From what I have read, SSR's can fail in the "ON" mode. If that happens, then the switches you put in to kill the SSR control signal from the PID won't accomplish anything and the lines going to the heater element will be live.

You are better off actually killing the 240V hot lines rather than the SSR control signal from the PID.

And... if you are really wanting to keep it as safe as possible, I personally wouldn't use a big DPST toggle switch to directly control the 240V lines. There will be a lot of current flowing through those switches . I thought about using big burly toggle switches like that in my system but then realized that there would be 23A flowing through that switch and I would be directly touching it... possibly with wet hands.

not only that, but my switches are on a hinged door. If I would have used big toggle switches capable of handling the 240V/23A, I would have had to run very heavy gauge wiring to that switch on the panel. Opening and closing the door would have been more difficult.

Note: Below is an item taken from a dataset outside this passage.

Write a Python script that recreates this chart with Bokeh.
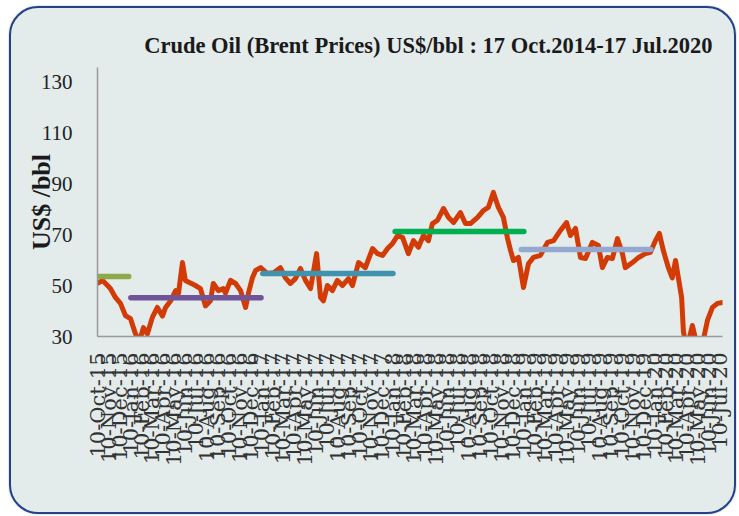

So... I opted to use a 2-pole contactor to pass the 240V through to the elements, and that thing (along with the large wires) is down in the belly of my control box. The contactor is triggered with a 120V signal (and draws only 0.5A). So, I have a 120V illuminated switch on the door with a small wire that feeds down into the contactor to enable it.

The contactors take up a lot of space, but I really didn't want to touch a big 240V/23A toggle switch. (The contactor was the same price as the Big Switch, too.)